**Short problem:**
Leave out any pictures and transcribe all other data below exactly.

"""

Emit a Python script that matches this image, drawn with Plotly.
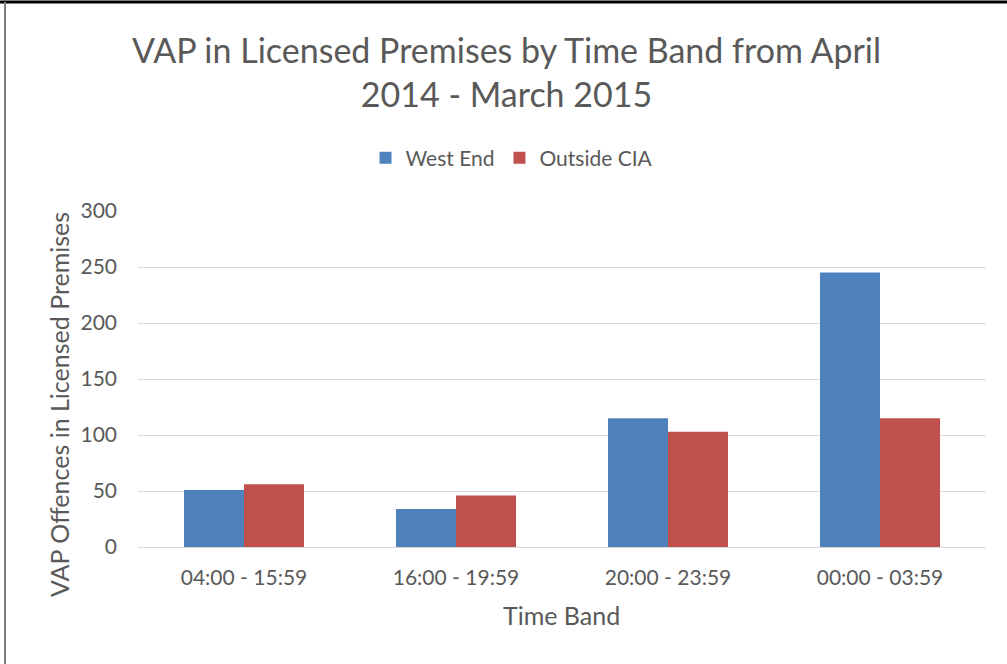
import plotly.graph_objects as go

categories = ["04:00 - 15:59", "16:00 - 19:59", "20:00 - 23:59", "00:00 - 03:59"]
west_end = [51, 34, 115, 245]
outside_cia = [56, 46, 103, 115]
y_ticks = [0, 50, 100, 150, 200, 250, 300]

W, H = 1007, 664
L, R, T, B = 138, 21, 211, 117
pw, ph = W - L - R, H - T - B

def px_x(p):
    return (p - L) / pw

def px_y(p):
    return (H - B - p) / ph

font = "Lato"
grey = "#595959"

fig = go.Figure()
fig.add_trace(go.Bar(name="West End", x=categories, y=west_end, marker=dict(color="#4F81BD", line=dict(width=0))))
fig.add_trace(go.Bar(name="Outside CIA", x=categories, y=outside_cia, marker=dict(color="#C0504D", line=dict(width=0))))

fig.update_layout(
    width=W, height=H,
    margin=dict(l=L, r=R, t=T, b=B, autoexpand=False),
    paper_bgcolor="white", plot_bgcolor="white",
    barmode="group", bargap=0.434, bargroupgap=0,
    font=dict(family=font, color=grey, size=21),
    title=dict(text="VAP in Licensed Premises by Time Band from April<br>2014 - March 2015",
               x=0.503, xref="container", xanchor="center",
               y=1 - 63 / H, yanchor="middle",
               font=dict(family=font, size=34, color=grey)),
    legend=dict(orientation="h", x=px_x(512), xanchor="center", y=px_y(158), yanchor="middle",
                font=dict(family=font, size=21, color=grey), traceorder="normal",
                itemwidth=30),
    xaxis=dict(showgrid=False, showline=True, linecolor="#D9D9D9", linewidth=1,
               ticks="", tickfont=dict(size=21, color=grey), ticklabelstandoff=12),
    yaxis=dict(range=[0, 300], tickvals=y_ticks, showgrid=True, gridcolor="#D9D9D9", gridwidth=1,
               zeroline=False, showline=False, ticks="", tickfont=dict(size=21, color=grey),
               ticklabelstandoff=20),
    showlegend=True,
)

fig.add_annotation(text="VAP Offences in Licensed Premises", textangle=-90,
                   xref="paper", yref="paper", x=px_x(59), y=px_y(405),
                   xanchor="center", yanchor="middle", showarrow=False,
                   font=dict(family=font, size=25, color=grey))
fig.add_annotation(text="Time Band", xref="paper", yref="paper", x=px_x(561), y=px_y(615),
                   xanchor="center", yanchor="middle", showarrow=False,
                   font=dict(family=font, size=25, color=grey))

# outer frame lines
fig.add_shape(type="line", xref="paper", yref="paper", x0=px_x(0), x1=px_x(W), y0=px_y(2), y1=px_y(2),
              line=dict(color="#000000", width=3))
fig.add_shape(type="line", xref="paper", yref="paper", x0=px_x(5), x1=px_x(5), y0=px_y(2), y1=px_y(H),
              line=dict(color="#808080", width=2))

fig.write_html("out.html", config={"displayModeBar": False},
               post_script="document.body.style.margin='0';document.body.style.overflow='hidden';")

"""

**Task result:**
Emit a Python script that matches this image, drawn with Plotly.
import plotly.graph_objects as go

categories = ["04:00 - 15:59", "16:00 - 19:59", "20:00 - 23:59", "00:00 - 03:59"]
west_end = [51, 34, 115, 245]
outside_cia = [56, 46, 103, 115]
y_ticks = [0, 50, 100, 150, 200, 250, 300]

W, H = 1007, 664
L, R, T, B = 138, 21, 211, 117
pw, ph = W - L - R, H - T - B

def px_x(p):
    return (p - L) / pw

def px_y(p):
    return (H - B - p) / ph

font = "Lato"
grey = "#595959"

fig = go.Figure()
fig.add_trace(go.Bar(name="West End", x=categories, y=west_end, marker=dict(color="#4F81BD", line=dict(width=0))))
fig.add_trace(go.Bar(name="Outside CIA", x=categories, y=outside_cia, marker=dict(color="#C0504D", line=dict(width=0))))

fig.update_layout(
    width=W, height=H,
    margin=dict(l=L, r=R, t=T, b=B, autoexpand=False),
    paper_bgcolor="white", plot_bgcolor="white",
    barmode="group", bargap=0.434, bargroupgap=0,
    font=dict(family=font, color=grey, size=21),
    title=dict(text="VAP in Licensed Premises by Time Band from April<br>2014 - March 2015",
               x=0.503, xref="container", xanchor="center",
               y=1 - 63 / H, yanchor="middle",
               font=dict(family=font, size=34, color=grey)),
    legend=dict(orientation="h", x=px_x(512), xanchor="center", y=px_y(158), yanchor="middle",
                font=dict(family=font, size=21, color=grey), traceorder="normal",
                itemwidth=30),
    xaxis=dict(showgrid=False, showline=True, linecolor="#D9D9D9", linewidth=1,
               ticks="", tickfont=dict(size=21, color=grey), ticklabelstandoff=12),
    yaxis=dict(range=[0, 300], tickvals=y_ticks, showgrid=True, gridcolor="#D9D9D9", gridwidth=1,
               zeroline=False, showline=False, ticks="", tickfont=dict(size=21, color=grey),
               ticklabelstandoff=20),
    showlegend=True,
)

fig.add_annotation(text="VAP Offences in Licensed Premises", textangle=-90,
                   xref="paper", yref="paper", x=px_x(59), y=px_y(405),
                   xanchor="center", yanchor="middle", showarrow=False,
                   font=dict(family=font, size=25, color=grey))
fig.add_annotation(text="Time Band", xref="paper", yref="paper", x=px_x(561), y=px_y(615),
                   xanchor="center", yanchor="middle", showarrow=False,
                   font=dict(family=font, size=25, color=grey))

# outer frame lines
fig.add_shape(type="line", xref="paper", yref="paper", x0=px_x(0), x1=px_x(W), y0=px_y(2), y1=px_y(2),
              line=dict(color="#000000", width=3))
fig.add_shape(type="line", xref="paper", yref="paper", x0=px_x(5), x1=px_x(5), y0=px_y(2), y1=px_y(H),
              line=dict(color="#808080", width=2))

fig.write_html("out.html", config={"displayModeBar": False},
               post_script="document.body.style.margin='0';document.body.style.overflow='hidden';")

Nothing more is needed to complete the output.